Emotional state was measured.
> We believe that there could be a cause-effect relation between sadness and the coding challenge performance, because from the participants who felt sometimes or often sad in the past four weeks, nobody came up with a correct solution to coding challenge 3.
Are there sad because they are not doing well in school? Or because they were incidentally not having a good day, recently experienced a stressful event, or maybe they were just tired [Fucci 2018]. Is this a residual effect or ephemeral effect?
In short, it is not clear how well connected or justified any of these characteristics are to the 3 coding challenges and larger research question being studied. Why are other factors such as sleep, word problem comprehension, typing speed, Java experience, interview experience, also not investigated?
It is not clear we have the appropriate elements for building a theory.

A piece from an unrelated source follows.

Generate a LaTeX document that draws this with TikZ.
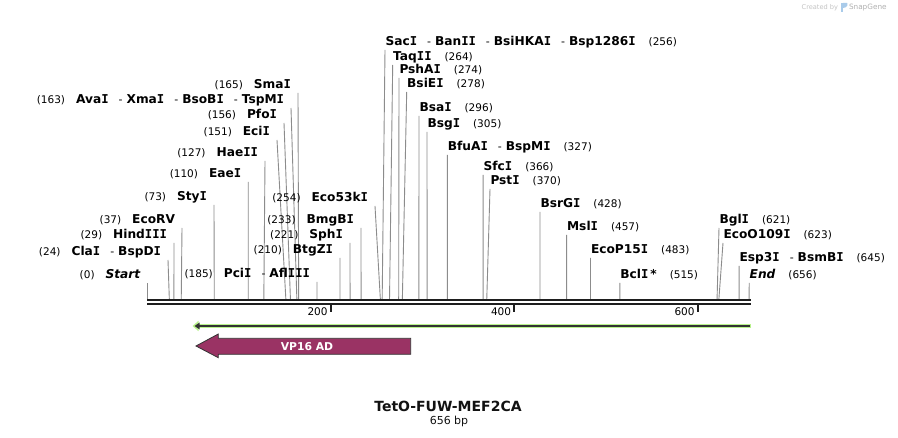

[Fucci 2018] Need for Sleep: the Impact of a Night of Sleep Deprivation on Novice Developers’ Performance
### Clarifications/Minor
* Explain conscientiousness. What is this. What is the significance and implications of this personality trait. What is the natural frequency of this trait in human populations.
* Do they have the same examiner in Data structures course?
Line: 202 "ideal employable age" sounds like a lawsuit in waiting. Rephrase.
Line 250: How did you made sure that the pilot candidate is a good representative of their whole candidate population?
Line 252: How did you verify candidates were expressing time pressure?
Line 366: Redundant word “found”
Line 379: What are those strong reasons?
Line 611: Did they want to say “junior” instead of “senior”?